Pemkot Bandung memulai pembangunan kolam retensi di Jalan Bima, Kecamatan Cicendo, Kota Bandung, Jawa Barat, Kamis (30/1/2020). Kolam retensi itu ditargetkan rampung dalam dua bulan ke depan.
“Kami masih mempunyai PR (pekerjaan rumah) besar mengatasi banjir. Pembangunan kolam retensi sangat penting untuk mengurangi dampak banjir di hilir,” ujar Wali Kota Bandung Oded M Danial.
Dengan luas 2.500 meter persegi dan kedalaman 3 meter, kolam retensi di Jalan Bima dapat menampung 7.500 meter kubik air. Kolam retensi ini dibangun untuk mengurangi banjir akibat luapan Sungai Citepus.
Kolam retensi tersebut akan menopang kolam retensi Sirnaraga yang sudah beroperasi sejak Januari 2019. Harapannya, banjir di kawasan aliran Sungai Citepus, seperti Sirnaraga, Pagarsih, dan Cibadak dapat berkurang.

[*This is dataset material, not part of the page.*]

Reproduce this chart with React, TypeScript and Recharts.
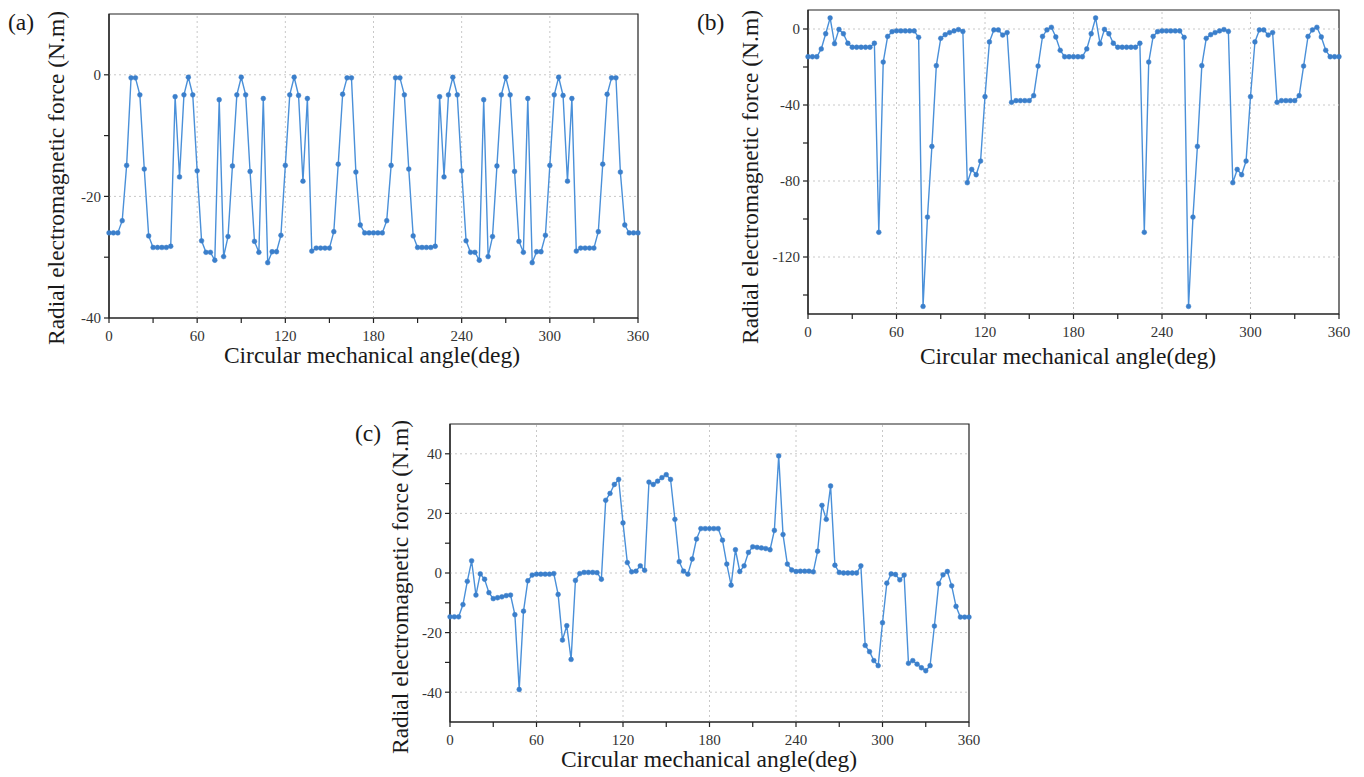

Salah satu lokasi banjir terparah akibat luapan Sungai Citepus berada di Kelurahan Cibadak, Kecamatan Astanaanyar. Pada November 2019, banjir setinggi 1,5 meter di kawasan itu merendam puluhan rumah sehingga membuat ratusan warga terjebak di dalam rumah selama lebih dari dua jam.
Oded mendorong pihak swasta berkolaborasi dengan pemerintah untuk membangun kolam retensi. Salah satunya dalam penyediaan lahan. “Pemerintah tidak bisa bekerja sendiri. Dibutuhkan kerja sama dengan swasta dan masyarakat untuk menanggulangi banjir,” ujarnya.
Selain membangun kolam retensi, pembuatan drumpori juga dinilai efektif meminimalkan potensi banjir. Saat ini, Pemkot Bandung telah memasang lebih dari 500 drumpori. Targetnya, hingga akhir 2020, setiap RW memiliki minimal 10 drumpori.
Pemerintah tidak bisa bekerja sendiri. Dibutuhkan kerja sama dengan swasta dan masyarakat untuk menanggulangi banjir. (Oded M Danial)
Kepala Dinas Pekerjaan Umum Kota Bandung Didi Ruswandi mengatakan, dua kolam retensi di Derwati dan sekitar Pasar Gedebage juga akan dibangun tahun ini. “Ada juga rencana pembangunan kolam retensi di sekitar Jalan Mohammad Toha di perbatasan dengan Kabupaten Bandung. Namun, ini diprakarsai Balai Besar Wilayah Sungai Citarum,” ujarnya.
Direktur Eksekutif Wahana Lingkungan Hidup Indonesia (Walhi) Jabar Meiki W Paendong mengatakan, pembangunan infrastruktur dinilai belum berdampak efektif mengurangi banjir di Bandung. Penyebabnya, perencanaan buruk dan minimnya ruang terbuka hijau (RTH) sehingga daya serap air tidak optimal.
Meiki mengatakan, RTH di Kota Bandung masih sekitar 13 persen. Padahal Pasal 29 Undang-Undang Nomor 26 Tahun 2007 tentang Penataan Ruang menyebutkan, proporsi RTH paling sedikit 30 persen dari luas wilayah kota.
Pencemaran sampah
Oded juga menyoroti sejumlah sungai yang belum bebas dari pencemaran sampah. Dia mengajak warga untuk mengolah sampah dari tingkat RW.
“Pengelolaan yang benar dapat mengurangi sampah ke tempat pembuangan sementara dan pembuangan akhir. Potensi sampah untuk terbuang ke sungai pun akan berkurang,” ujarnya.
Data Dinas Lingkungan Hidup dan Kebersihan Kota Bandung menyebutkan telah terpasang 37 jaring sampah di sejumlah sungai. Setiap jaring mengumpulkan sekitar 500 kilogram sampah per hari.
Artinya, total sampah yang terjaring dari semua lokasi mencapai 1,85 ton per hari. Tumpukan sampah di sungai kerap memicu banjir saat musim hujan. Sejumlah 23 jaring tambahan akan dipasang hingga akhir tahun.